Ainda muito jovem, Henry ajuda a sua mãe a fazer e vender pickles. Ao mesmo tempo decide vender rábano ralado caseiro em frascos de vidro transparente, para que os seus clientes pudessem ver que não estavam a ser enganados com adição de nabos ou polpa de madeira ao seu produto. Aos 12 anos, já tem a sua própria horta que cuida com zelo e habilidade. Pouco mais tarde o negócio evolui e estabelece uma parceria com o amigo L. Clarence Noble., fundando a Heinz Noble & Company.
O trajeto profissional e a obra empresarial de H.J. Heinz
Quando termina o liceu, Henry ingressa numa das melhores universidades de negócios do País totalmente financiado com o que ganhara nas suas vendas de vegetais. Enquanto estuda, contrata trabalhadores para ajudar, o negócio prospera e em 1869 casa-se com Sarah Sloan Young, de ascendência escocesa-irlandesa e uma educação na Igreja Presbiteriana. Tiveram cinco filhos criados como presbiterianos. Mas poucos anos depois uma combinação de safras irregulares e a incapacidade de obter financiamento bancário leva a empresa à falência.

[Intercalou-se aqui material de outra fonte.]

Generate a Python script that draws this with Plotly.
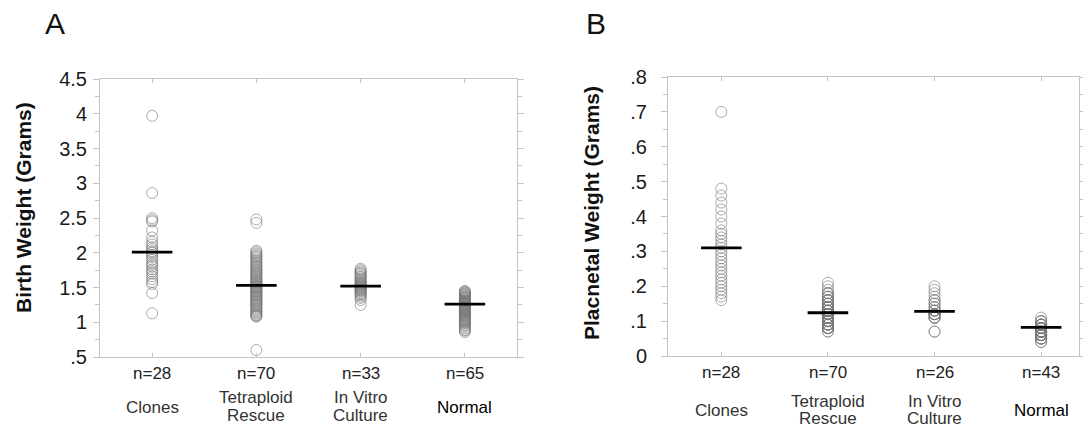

Em 1876 H.J. funda uma nova empresa, F & J Heinz, com seu irmão John Heinz e um primo, Frederick Heinz. A empresa foi um sucesso, acabando por abranger todo o País e ficando famosa pela produção orgânica de qualidade, a sua publicidade inovadora e a oferta dum ambiente de trabalho familiar com benefícios inovadores para os seus trabalhadores
Mas Henry John ainda carregava às costas o peso da falência da sua primeira empresa. Apesar de não estar legalmente obrigado, sentiu que a coisa certa a fazer era pagar completamente o que devia. E no espaço de apenas alguns anos liquidou todas as suas dívidas, aumentando tremendamente a sua credibilidade junto dos empresários locais e criando muitas amizades. De facto, o seu novo negócio foi tão bem-sucedido que começou a conceder empréstimos aos próprios credores a quem tinha pagado na íntegra!
A F & J Heinz continua a crescer e, em 1888, H.J. compra as participações dos seus outros dois sócios e redenomina a empresa como H. J. Heinz Company, nome que a traz até aos dias de hoje. O famoso slogan da empresa, “57 variedades“, foi introduzido pela Heinz em 1896. A verdade é que a empresa já vendia mais de 60 produtos diferentes, mas Heinz disse que escolheu “5” porque era seu número da sorte e “7” por ser o número da sorte da sua esposa Sarah.
A H. J. Heinz Company é constituída em 1905 com H.J. servindo como seu primeiro Presidente, mantendo essa posição até à sua morte em 1919 com 74 anos de idade. Viveu apena 14 anos com a companhia com que sonhara toda a vida. Quando H.J. Heinz morre, a empresa tinha mais de 20 fábricas de processamento de alimentos, herdades de sementes e fábricas de contentores.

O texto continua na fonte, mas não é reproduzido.